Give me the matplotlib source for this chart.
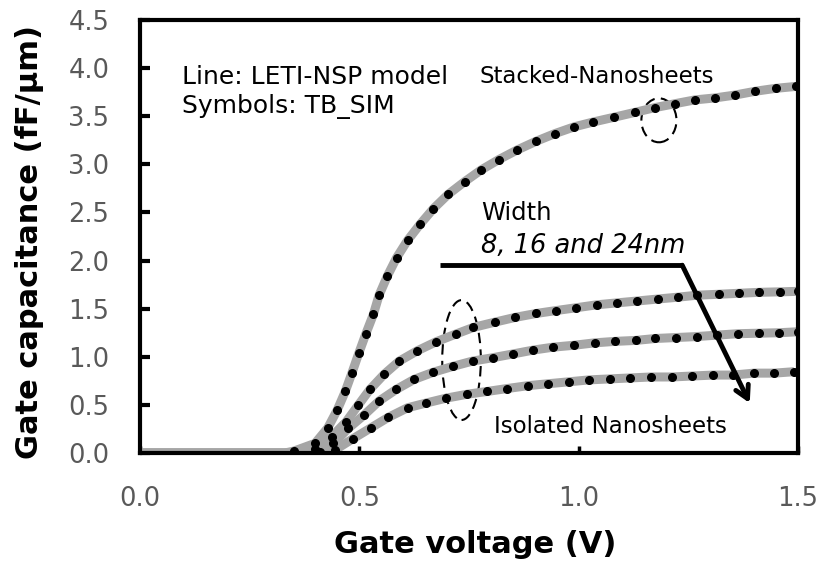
import matplotlib
matplotlib.use("Agg")
import matplotlib.pyplot as plt
from matplotlib.patches import Ellipse

plt.rcParams['font.family'] = ['DejaVu Sans']

# ---- data ----
xlim = (0.0, 1.5)
ylim = (0.0, 4.5)
xticks = [0.0, 0.5, 1.0, 1.5]
yticks = [0.0, 0.5, 1.0, 1.5, 2.0, 2.5, 3.0, 3.5, 4.0, 4.5]

# TB_SIM symbols
stacked_x = [0.351, 0.399, 0.428, 0.450, 0.468, 0.483, 0.499, 0.515, 0.532, 0.545,
             0.564, 0.585, 0.610, 0.639, 0.669, 0.703, 0.740, 0.777, 0.818, 0.860,
             0.903, 0.946, 0.990, 1.033, 1.081, 1.128, 1.174, 1.219, 1.265, 1.310,
             1.356, 1.403, 1.449, 1.495]
stacked_y = [0.02, 0.10, 0.26, 0.45, 0.64, 0.83, 1.04, 1.24, 1.44, 1.64,
             1.84, 2.03, 2.21, 2.38, 2.54, 2.69, 2.82, 2.94, 3.05, 3.15,
             3.24, 3.32, 3.39, 3.44, 3.49, 3.54, 3.59, 3.63, 3.67, 3.69,
             3.72, 3.76, 3.79, 3.81]

w24_x = [0.399, 0.437, 0.470, 0.498, 0.524, 0.557, 0.591, 0.632, 0.675, 0.720,
         0.760, 0.809, 0.856, 0.903, 0.948, 0.995, 1.041, 1.087, 1.134, 1.180,
         1.227, 1.270, 1.320, 1.365, 1.412, 1.459, 1.500]
w24_y = [0.04, 0.17, 0.325, 0.50, 0.66, 0.82, 0.955, 1.062, 1.156, 1.236,
         1.305, 1.36, 1.41, 1.45, 1.48, 1.51, 1.54, 1.56, 1.58, 1.60,
         1.62, 1.64, 1.65, 1.66, 1.67, 1.675, 1.68]

w16_x = [0.410, 0.441, 0.475, 0.511, 0.545, 0.584, 0.625, 0.669, 0.713, 0.758,
         0.804, 0.851, 0.897, 0.942, 0.990, 1.037, 1.083, 1.130, 1.175, 1.222,
         1.269, 1.315, 1.364, 1.411, 1.457, 1.500]
w16_y = [0.01, 0.10, 0.256, 0.395, 0.54, 0.66, 0.765, 0.84, 0.90, 0.955,
         0.99, 1.03, 1.07, 1.10, 1.12, 1.145, 1.16, 1.17, 1.19, 1.20,
         1.21, 1.225, 1.24, 1.245, 1.25, 1.26]

w8_x = [0.444, 0.486, 0.526, 0.566, 0.610, 0.653, 0.698, 0.745, 0.792, 0.837,
        0.885, 0.931, 0.978, 1.024, 1.071, 1.117, 1.165, 1.212, 1.259, 1.307,
        1.352, 1.400, 1.446, 1.491]
w8_y = [0.03, 0.15, 0.26, 0.37, 0.47, 0.52, 0.57, 0.61, 0.64, 0.67,
        0.70, 0.72, 0.74, 0.76, 0.77, 0.78, 0.79, 0.79, 0.80, 0.81,
        0.81, 0.83, 0.83, 0.845]

# LETI-NSP model: flat zero section before each curve turns on
model_onset = [0.33, 0.37, 0.39, 0.42]

series = [(stacked_x, stacked_y), (w24_x, w24_y), (w16_x, w16_y), (w8_x, w8_y)]

# ---- figure ----
fig = plt.figure(figsize=(8.22, 5.63), dpi=100)
ax = fig.add_axes([0.1703, 0.1954, 0.8005, 0.769])

line_color = '#a6a6a6'
for (xs, ys), onset in zip(series, model_onset):
    ax.plot([0.0, onset] + xs, [0.0, 0.0] + ys, color=line_color, lw=6.5,
            solid_capstyle='butt', zorder=2)
for xs, ys in series:
    ax.plot(xs, ys, ls='none', marker='o', ms=5.5, color='black', zorder=3)

ax.set_xlim(*xlim)
ax.set_ylim(*ylim)
ax.set_xticks(xticks)
ax.set_yticks(yticks)
ax.set_xticklabels([f"{v:.1f}" for v in xticks])
ax.set_yticklabels([f"{v:.1f}" for v in yticks])
for s in ax.spines.values():
    s.set_linewidth(3)
    s.set_color('black')
ax.tick_params(axis='y', direction='in', length=7, width=3, pad=22,
               labelsize=18.5, labelcolor='#595959', color='black')
ax.tick_params(axis='x', direction='in', length=5, width=2.5, pad=24,
               labelsize=18.5, labelcolor='#595959', color='black')

# annotations
ax.text(0.095, 3.84, "Line: LETI-NSP model", fontsize=18, va='baseline', ha='left')
ax.text(0.095, 3.53, "Symbols: TB_SIM", fontsize=18, va='baseline', ha='left')
ax.text(0.775, 3.85, "Stacked-Nanosheets", fontsize=16.5, va='baseline', ha='left')
ax.text(0.777, 2.42, "Width", fontsize=17.5, va='baseline', ha='left')
ax.text(0.777, 2.08, "8, 16 and 24nm", fontsize=18.5, style='italic', va='baseline', ha='left')
ax.text(0.808, 0.21, "Isolated Nanosheets", fontsize=16.5, va='baseline', ha='left')

ax.add_patch(Ellipse((0.733, 0.966), 0.088, 1.246, fill=False, ls=(0, (5, 3)),
                     lw=1.5, color='black', zorder=1))
ax.add_patch(Ellipse((1.183, 3.458), 0.08, 0.457, fill=False, ls=(0, (5, 3)),
                     lw=1.5, color='black', zorder=1))

ax.plot([0.684, 1.238], [1.952, 1.952], color='black', lw=3.5, solid_capstyle='butt', zorder=4)
ax.annotate("", xy=(1.390, 0.519), xytext=(1.236, 1.952),
            arrowprops=dict(arrowstyle='->,head_length=0.9,head_width=0.5',
                            lw=3.5, color='black', shrinkA=0, shrinkB=0), zorder=4)

fig.text(0.036, 0.57, "Gate capacitance (fF/\u00b5m)", rotation=90, fontsize=22,
         fontweight='bold', ha='center', va='center')
fig.text(0.578, 0.032, "Gate voltage (V)", fontsize=22, fontweight='bold',
         ha='center', va='center')

fig.savefig("out.png", dpi=100)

What to produce
From the first line above down to the line with "3.5, 4.0, 4.5]", reproduce every line and no others, omitting pictures.

Task response
Give me the matplotlib source for this chart.
import matplotlib
matplotlib.use("Agg")
import matplotlib.pyplot as plt
from matplotlib.patches import Ellipse

plt.rcParams['font.family'] = ['DejaVu Sans']

# ---- data ----
xlim = (0.0, 1.5)
ylim = (0.0, 4.5)
xticks = [0.0, 0.5, 1.0, 1.5]
yticks = [0.0, 0.5, 1.0, 1.5, 2.0, 2.5, 3.0, 3.5, 4.0, 4.5]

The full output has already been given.